ENCOUNTER WITH ICEBERGS.

AN ARCTIC SCENE.

Whence come these mighty masses? They are discharged from the frozen rivers of the North, the great glaciers that line the west coast of Greenland and the shores of Iceland. The constant snows of the arctic regions falling on the mountains and drifting into the valleys, solidify into mighty glaciers which, pent in by the rocky hills, come sweeping through the winding valleys to the sea. Great as are the glaciers of the Alps, they are but pigmies compared with those of Greenland. The Tyndall glacier where it discharges into the sea is two miles in width;—but grand above all is the great Humboldt glacier, whose lofty face reaches three hundred feet above the sea level and beneath it to an unknown depth, while it is over sixty miles in width. Slowly but steadily this whole mass is pushed forward. The angle at which it descends from the hills soon forces under the water a greater part of the ice than would be submerged were it floating unattached, and the natural buoyancy of the ice causes it to break loose with a thundering report. Splashing and plunging, it finally rights itself and goes majestically sailing on borne by the currents, till melted by the warmer waters of the Atlantic it finally disappears entirely.
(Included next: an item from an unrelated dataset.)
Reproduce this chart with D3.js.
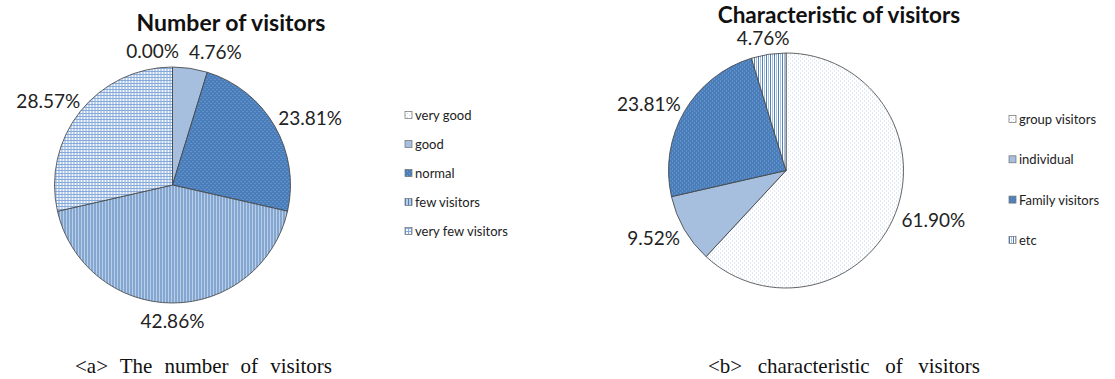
<!DOCTYPE html>
<html>
<head>
<meta charset="utf-8">
<script src="https://cdn.jsdelivr.net/npm/d3@7"></script>
<style>
  body { margin: 0; background: #ffffff; }
  svg { display: block; }
</style>
</head>
<body>
<svg id="fig" width="1115" height="379"></svg>
<script>
// ---- data ----
const visitorCategories = ["very good", "good", "normal", "few visitors", "very few visitors"];
const visitorShares = [0.00, 4.76, 23.81, 42.86, 28.57];

const characterCategories = ["group visitors", "individual", "Family visitors", "etc"];
const characterShares = [61.90, 9.52, 23.81, 4.76];

const chartTitles = ["Number of visitors", "Characteristic of visitors"];
const captions = ["<a> The number of visitors", "<b> characteristic of visitors"];

// ---- fills (pattern id per category) ----
const visitorFills = ["dotsLight", "solidLight", "dotsDark", "vStripes", "grid"];
const characterFills = ["dotsLight", "solidLight", "dotsDark", "vStripesWide"];

const svg = d3.select("#fig");
const defs = svg.append("defs");

function makePattern(id, w, h, bg, pieces) {
  const p = defs.append("pattern")
    .attr("id", id)
    .attr("patternUnits", "userSpaceOnUse")
    .attr("width", w).attr("height", h);
  p.append("rect").attr("width", w).attr("height", h).attr("fill", bg);
  pieces.forEach(q => p.append("rect")
    .attr("x", q[0]).attr("y", q[1]).attr("width", q[2]).attr("height", q[3])
    .attr("fill", q[4]));
}

makePattern("dotsLight", 4, 4, "#ffffff", [[0, 0, 1, 1, "#c3d5ec"], [2, 2, 1, 1, "#c3d5ec"]]);
makePattern("solidLight", 4, 4, "#a7bfde", []);
makePattern("dotsDark", 4, 4, "#4a7ebb", [[0, 0, 1, 1, "#7ea3d3"], [2, 2, 1, 1, "#7ea3d3"]]);
makePattern("vStripes", 3, 3, "#b9cde6", [[0, 0, 1, 3, "#4f81bd"]]);
makePattern("grid", 3, 3, "#f4f8fd", [[0, 0, 1, 3, "#86aadb"], [0, 0, 3, 1, "#86aadb"]]);
makePattern("vStripesWide", 4, 4, "#ffffff", [[0, 0, 1, 4, "#4f81bd"], [2, 0, 1, 4, "#a7c0de"]]);

const labelFont = "Lato, 'Open Sans', sans-serif";

function drawPie(cfg) {
  const g = svg.append("g");
  const pie = d3.pie().sort(null).value(d => d);
  const arcs = pie(cfg.values);
  const arc = d3.arc().innerRadius(0).outerRadius(cfg.r);

  const pieG = g.append("g").attr("transform", `translate(${cfg.cx},${cfg.cy})`);
  pieG.selectAll("path.slice")
    .data(arcs)
    .join("path")
    .attr("class", "slice")
    .attr("d", arc)
    .attr("fill", (d, i) => `url(#${cfg.fills[i]})`)
    .attr("stroke", "#3f3f3f")
    .attr("stroke-width", 0.8)
    .attr("stroke-linejoin", "round");

  // outside-end data labels
  const fmt = v => d3.format(".2f")(v) + "%";
  const labels = g.selectAll("text.lbl")
    .data(arcs)
    .join("text")
    .attr("class", "lbl")
    .attr("font-family", labelFont)
    .attr("font-size", 19)
    .attr("fill", "#222")
    .attr("text-anchor", "middle")
    .attr("dominant-baseline", "central")
    .text(d => fmt(d.data));

  const gap = 9;
  const boxes = [];
  labels.each(function (d) {
    const w = this.getComputedTextLength();
    const h = 14;
    const a = (d.startAngle + d.endAngle) / 2;
    const s = Math.sin(a), c = Math.cos(a);
    const px = cfg.cx + (cfg.r + gap) * s;
    const py = cfg.cy - (cfg.r + gap) * c;
    boxes.push({ node: this, w, h, x: px + (w / 2) * s, y: py - (h / 2 + 1) * c });
  });
  // push overlapping labels apart horizontally
  for (let it = 0; it < 20; it++) {
    for (let i = 0; i < boxes.length; i++) {
      for (let j = i + 1; j < boxes.length; j++) {
        const A = boxes[i], B = boxes[j];
        const ox = (A.w + B.w) / 2 + 10 - Math.abs(A.x - B.x);
        const oy = (A.h + B.h) / 2 - Math.abs(A.y - B.y);
        if (ox > 0 && oy > 0) {
          const dir = A.x <= B.x ? -1 : 1;
          A.x += dir * ox / 2;
          B.x -= dir * ox / 2;
        }
      }
    }
  }
  boxes.forEach(b => d3.select(b.node).attr("x", b.x).attr("y", b.y));

  // title
  g.append("text")
    .attr("x", cfg.titleX).attr("y", cfg.titleY)
    .attr("text-anchor", "middle")
    .attr("font-family", labelFont)
    .attr("font-weight", "bold")
    .attr("font-size", cfg.titleSize)
    .attr("fill", "#111")
    .text(cfg.title);

  // legend
  const leg = g.selectAll("g.leg")
    .data(cfg.categories)
    .join("g")
    .attr("class", "leg")
    .attr("transform", (d, i) => `translate(${cfg.legendX},${cfg.legendY + i * cfg.legendStep})`);
  leg.append("rect")
    .attr("x", 0).attr("y", -3.5)
    .attr("width", 7).attr("height", 7)
    .attr("fill", (d, i) => `url(#${cfg.fills[i]})`)
    .attr("stroke", "#6d6d6d")
    .attr("stroke-width", 0.7);
  leg.append("text")
    .attr("x", 10).attr("y", 0)
    .attr("dominant-baseline", "central")
    .attr("font-family", labelFont)
    .attr("font-size", 13)
    .attr("fill", "#222")
    .text(d => d);

  // caption, spread to its line width
  const cap = svg.append("text")
    .attr("x", cfg.capX).attr("y", 373)
    .attr("font-family", "'Liberation Serif', 'DejaVu Serif', serif")
    .attr("font-size", 21)
    .attr("fill", "#111")
    .text(cfg.caption);
  const spaces = (cfg.caption.match(/ /g) || []).length;
  const extra = (cfg.capWidth - cap.node().getComputedTextLength()) / spaces;
  cap.attr("word-spacing", Math.max(0, extra));
}

drawPie({
  values: visitorShares, categories: visitorCategories, fills: visitorFills,
  cx: 172.5, cy: 185, r: 118,
  title: chartTitles[0], titleX: 231, titleY: 31, titleSize: 23,
  legendX: 405, legendY: 115, legendStep: 29,
  caption: captions[0], capX: 75, capWidth: 257
});

drawPie({
  values: characterShares, categories: characterCategories, fills: characterFills,
  cx: 786, cy: 170.5, r: 117.5,
  title: chartTitles[1], titleX: 839, titleY: 23, titleSize: 22.5,
  legendX: 1009, legendY: 119, legendStep: 40.3,
  caption: captions[1], capX: 708, capWidth: 272
});
</script>
</body>
</html>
The amount of snow that falls upon the arctic lands is unknown. It is no doubt very great. In the Swiss Alps in a single night it has fallen to the depth of six and a half feet. At the Hospice of Grimsel, Agassiz noted in six months a fall of fifty-seven and a half feet. If we suppose that no more than this falls on the mountains of Greenland, we should have an annual deposit of one hundred and fifteen feet. Now every cubic yard of snow weighs one hundred and eighty-seven pounds, so that the lower strata would have upon it a pressure of over three tons, a weight sufficient to change the snow at once to solid ice. This change into ice by pressure can be noticed on a small scale by any one who walks abroad after a slight fall of snow. On ceasing to walk, the bottom of the boot will be found to be covered with a thin layer of ice.